--- start MATERIAL FOR THIS EXERCISE ---

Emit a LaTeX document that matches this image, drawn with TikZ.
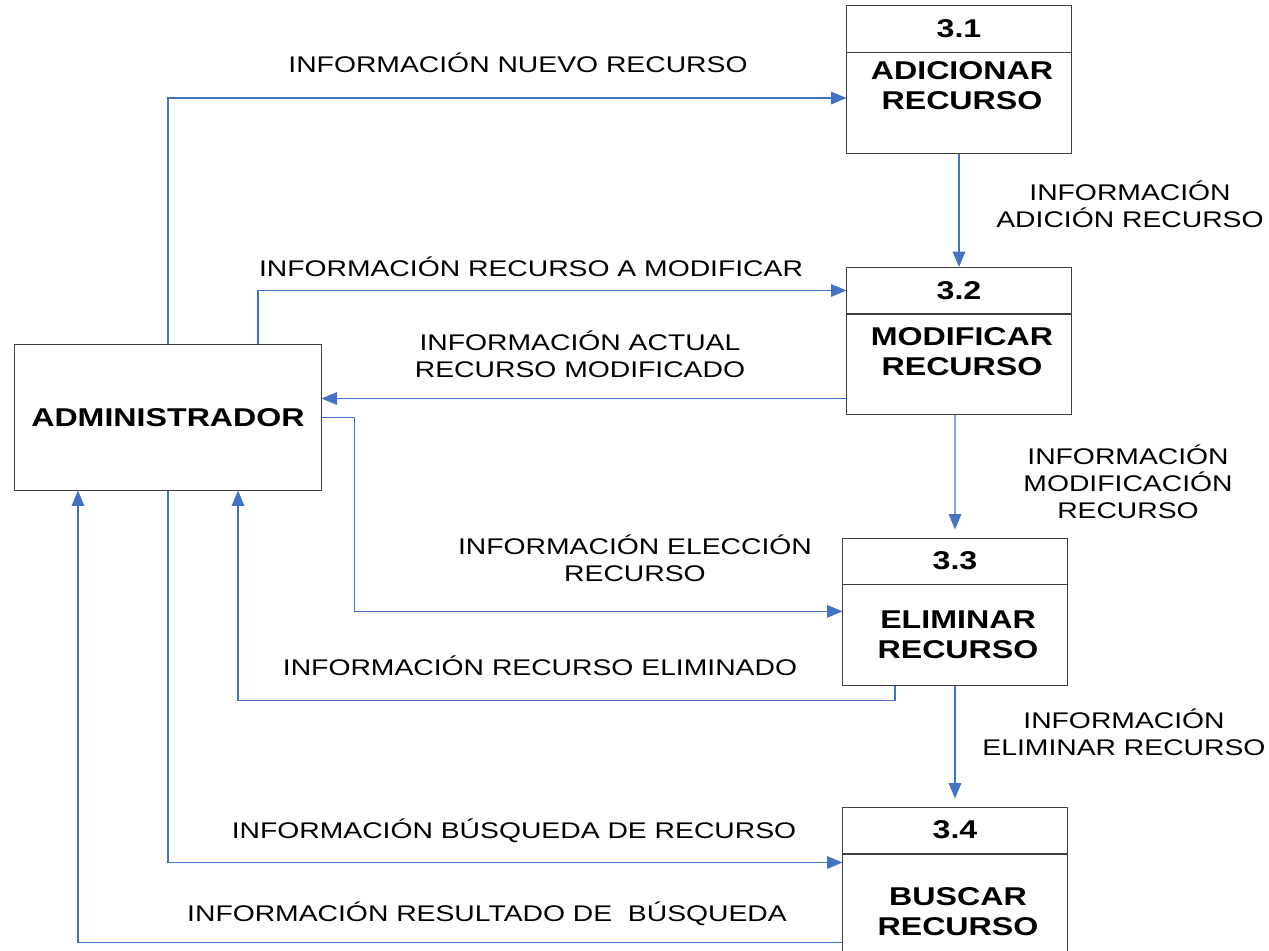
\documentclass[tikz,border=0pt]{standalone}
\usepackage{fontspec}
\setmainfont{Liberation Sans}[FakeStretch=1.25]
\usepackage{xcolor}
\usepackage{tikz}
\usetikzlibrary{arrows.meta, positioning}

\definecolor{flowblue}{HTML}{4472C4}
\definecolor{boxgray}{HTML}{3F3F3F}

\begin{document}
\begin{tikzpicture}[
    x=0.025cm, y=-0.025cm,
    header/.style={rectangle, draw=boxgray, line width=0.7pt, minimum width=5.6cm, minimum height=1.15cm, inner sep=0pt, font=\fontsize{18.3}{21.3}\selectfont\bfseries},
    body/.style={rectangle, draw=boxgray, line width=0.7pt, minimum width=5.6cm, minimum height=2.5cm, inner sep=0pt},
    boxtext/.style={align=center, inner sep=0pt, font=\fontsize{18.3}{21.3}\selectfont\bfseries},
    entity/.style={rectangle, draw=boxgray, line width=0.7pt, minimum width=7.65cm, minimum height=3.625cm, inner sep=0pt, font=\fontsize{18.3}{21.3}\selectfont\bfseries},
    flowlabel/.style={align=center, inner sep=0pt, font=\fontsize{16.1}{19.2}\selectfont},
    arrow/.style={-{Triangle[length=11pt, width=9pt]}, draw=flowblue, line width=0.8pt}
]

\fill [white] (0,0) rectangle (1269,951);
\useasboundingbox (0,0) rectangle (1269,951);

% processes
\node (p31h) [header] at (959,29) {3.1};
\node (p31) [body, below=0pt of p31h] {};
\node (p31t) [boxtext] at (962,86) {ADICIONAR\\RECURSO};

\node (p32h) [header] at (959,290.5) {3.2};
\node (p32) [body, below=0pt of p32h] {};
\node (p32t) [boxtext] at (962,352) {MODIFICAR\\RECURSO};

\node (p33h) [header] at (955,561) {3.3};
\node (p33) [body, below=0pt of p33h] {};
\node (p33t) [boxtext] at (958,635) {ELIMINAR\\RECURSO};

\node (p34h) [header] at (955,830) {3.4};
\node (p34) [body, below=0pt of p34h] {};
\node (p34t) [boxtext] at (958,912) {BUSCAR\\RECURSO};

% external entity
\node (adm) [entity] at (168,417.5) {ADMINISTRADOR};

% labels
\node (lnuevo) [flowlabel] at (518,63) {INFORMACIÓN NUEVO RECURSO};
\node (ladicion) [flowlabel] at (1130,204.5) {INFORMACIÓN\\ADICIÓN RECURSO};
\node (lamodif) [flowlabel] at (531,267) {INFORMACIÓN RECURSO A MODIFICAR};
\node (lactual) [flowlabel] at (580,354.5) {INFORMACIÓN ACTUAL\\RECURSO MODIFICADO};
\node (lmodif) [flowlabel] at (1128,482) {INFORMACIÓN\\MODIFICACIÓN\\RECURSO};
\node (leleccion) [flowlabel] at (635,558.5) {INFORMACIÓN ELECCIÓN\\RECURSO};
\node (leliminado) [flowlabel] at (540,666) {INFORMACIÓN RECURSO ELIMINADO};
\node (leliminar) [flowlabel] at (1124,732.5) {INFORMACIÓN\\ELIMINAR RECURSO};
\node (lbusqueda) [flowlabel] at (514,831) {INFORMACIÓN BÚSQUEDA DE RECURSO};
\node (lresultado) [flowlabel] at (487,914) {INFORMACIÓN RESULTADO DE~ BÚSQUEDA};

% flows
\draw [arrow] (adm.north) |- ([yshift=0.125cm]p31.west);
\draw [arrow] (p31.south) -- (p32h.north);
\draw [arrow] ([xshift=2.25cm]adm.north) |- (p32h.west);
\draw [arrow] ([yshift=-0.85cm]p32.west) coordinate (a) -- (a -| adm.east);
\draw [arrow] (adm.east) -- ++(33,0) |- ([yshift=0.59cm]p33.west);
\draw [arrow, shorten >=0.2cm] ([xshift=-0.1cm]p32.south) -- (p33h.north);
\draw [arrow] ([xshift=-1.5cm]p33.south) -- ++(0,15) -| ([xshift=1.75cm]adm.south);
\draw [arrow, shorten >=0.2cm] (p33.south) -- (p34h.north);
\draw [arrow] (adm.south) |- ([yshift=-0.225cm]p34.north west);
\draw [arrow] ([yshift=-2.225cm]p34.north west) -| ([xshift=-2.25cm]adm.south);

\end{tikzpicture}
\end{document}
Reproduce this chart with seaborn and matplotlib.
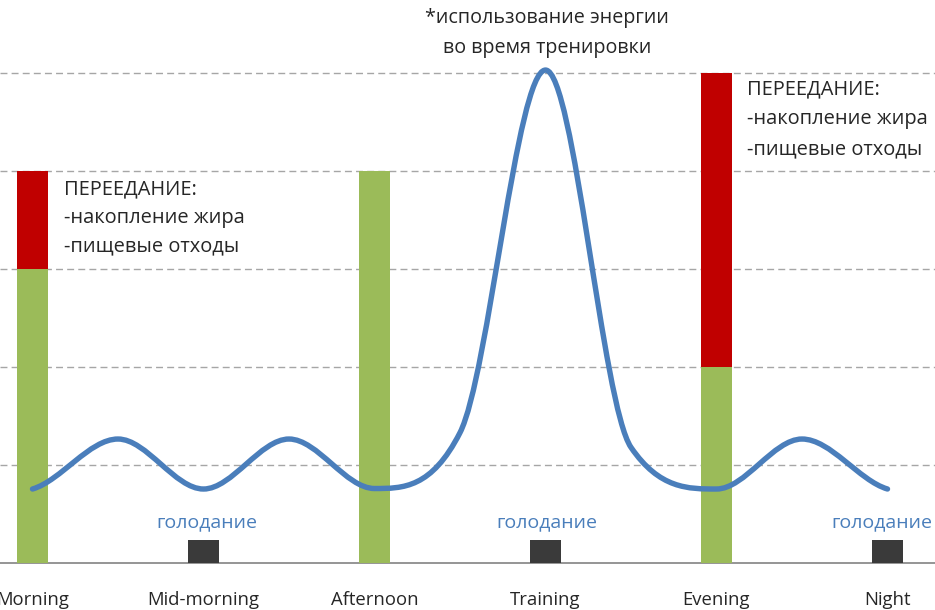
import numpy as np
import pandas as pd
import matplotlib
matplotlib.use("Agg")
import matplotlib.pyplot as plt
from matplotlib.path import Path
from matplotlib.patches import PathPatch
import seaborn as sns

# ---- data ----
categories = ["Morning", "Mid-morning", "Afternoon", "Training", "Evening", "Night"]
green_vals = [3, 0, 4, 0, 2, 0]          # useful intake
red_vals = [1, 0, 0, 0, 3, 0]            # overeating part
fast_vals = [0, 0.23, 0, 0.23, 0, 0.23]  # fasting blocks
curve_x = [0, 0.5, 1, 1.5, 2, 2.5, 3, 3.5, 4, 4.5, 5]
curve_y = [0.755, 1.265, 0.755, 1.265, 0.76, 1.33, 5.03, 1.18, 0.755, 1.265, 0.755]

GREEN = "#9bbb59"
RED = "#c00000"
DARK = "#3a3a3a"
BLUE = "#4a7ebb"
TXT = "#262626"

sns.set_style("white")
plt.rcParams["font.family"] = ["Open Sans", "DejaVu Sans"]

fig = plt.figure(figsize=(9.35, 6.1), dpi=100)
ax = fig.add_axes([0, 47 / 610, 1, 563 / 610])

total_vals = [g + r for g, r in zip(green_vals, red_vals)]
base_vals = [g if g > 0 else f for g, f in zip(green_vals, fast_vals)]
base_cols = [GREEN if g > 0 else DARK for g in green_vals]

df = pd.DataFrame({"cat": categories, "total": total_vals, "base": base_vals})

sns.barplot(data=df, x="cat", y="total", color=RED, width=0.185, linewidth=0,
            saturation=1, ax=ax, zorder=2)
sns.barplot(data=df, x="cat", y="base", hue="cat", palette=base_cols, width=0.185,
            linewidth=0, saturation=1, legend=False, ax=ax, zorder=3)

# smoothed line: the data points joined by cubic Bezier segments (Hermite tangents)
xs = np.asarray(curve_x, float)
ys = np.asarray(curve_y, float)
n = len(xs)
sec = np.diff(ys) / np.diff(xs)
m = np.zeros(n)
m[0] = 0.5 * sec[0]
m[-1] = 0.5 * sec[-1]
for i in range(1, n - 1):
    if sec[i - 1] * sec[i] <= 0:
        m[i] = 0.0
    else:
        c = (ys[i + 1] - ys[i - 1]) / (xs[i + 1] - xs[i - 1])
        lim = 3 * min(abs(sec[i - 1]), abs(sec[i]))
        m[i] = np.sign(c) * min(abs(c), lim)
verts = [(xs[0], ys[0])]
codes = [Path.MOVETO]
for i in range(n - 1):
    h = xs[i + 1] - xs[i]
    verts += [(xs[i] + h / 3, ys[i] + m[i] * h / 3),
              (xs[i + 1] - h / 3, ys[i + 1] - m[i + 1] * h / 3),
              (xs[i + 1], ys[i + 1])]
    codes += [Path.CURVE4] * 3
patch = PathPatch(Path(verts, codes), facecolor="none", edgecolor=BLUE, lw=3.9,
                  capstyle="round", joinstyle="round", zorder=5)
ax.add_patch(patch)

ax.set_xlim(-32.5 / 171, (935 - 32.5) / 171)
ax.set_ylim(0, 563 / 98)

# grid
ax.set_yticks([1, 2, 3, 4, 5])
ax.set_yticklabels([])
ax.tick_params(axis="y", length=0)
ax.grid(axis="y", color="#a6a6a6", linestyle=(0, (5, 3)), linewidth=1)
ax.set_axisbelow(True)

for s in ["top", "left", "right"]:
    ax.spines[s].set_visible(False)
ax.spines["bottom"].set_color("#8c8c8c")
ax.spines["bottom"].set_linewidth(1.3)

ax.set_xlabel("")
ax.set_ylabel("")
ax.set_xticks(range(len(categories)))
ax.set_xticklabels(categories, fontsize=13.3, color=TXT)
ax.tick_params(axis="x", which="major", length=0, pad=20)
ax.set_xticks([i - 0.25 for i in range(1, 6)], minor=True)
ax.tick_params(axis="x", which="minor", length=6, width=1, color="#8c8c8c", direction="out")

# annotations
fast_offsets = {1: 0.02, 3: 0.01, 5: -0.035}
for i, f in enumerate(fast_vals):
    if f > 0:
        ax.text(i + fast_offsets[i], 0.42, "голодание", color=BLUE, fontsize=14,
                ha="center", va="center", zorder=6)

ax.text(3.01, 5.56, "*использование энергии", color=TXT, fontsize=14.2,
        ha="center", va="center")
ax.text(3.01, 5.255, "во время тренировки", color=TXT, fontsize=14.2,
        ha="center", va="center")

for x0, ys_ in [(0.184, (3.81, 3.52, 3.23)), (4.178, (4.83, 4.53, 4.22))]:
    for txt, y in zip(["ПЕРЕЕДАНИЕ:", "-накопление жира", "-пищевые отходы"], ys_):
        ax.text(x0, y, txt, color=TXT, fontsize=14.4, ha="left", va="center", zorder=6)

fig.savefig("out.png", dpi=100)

--- end MATERIAL FOR THIS EXERCISE ---

→ **EXERCISE OBJECTIVE**: Begin with the line where "Reproduce this chart" appears and end with the line where "import seaborn as sns" appears. Copy only that stretch, exactly, with no pictures.

→ **CORRECT RESULT**:
Reproduce this chart with seaborn and matplotlib.
import numpy as np
import pandas as pd
import matplotlib
matplotlib.use("Agg")
import matplotlib.pyplot as plt
from matplotlib.path import Path
from matplotlib.patches import PathPatch
import seaborn as sns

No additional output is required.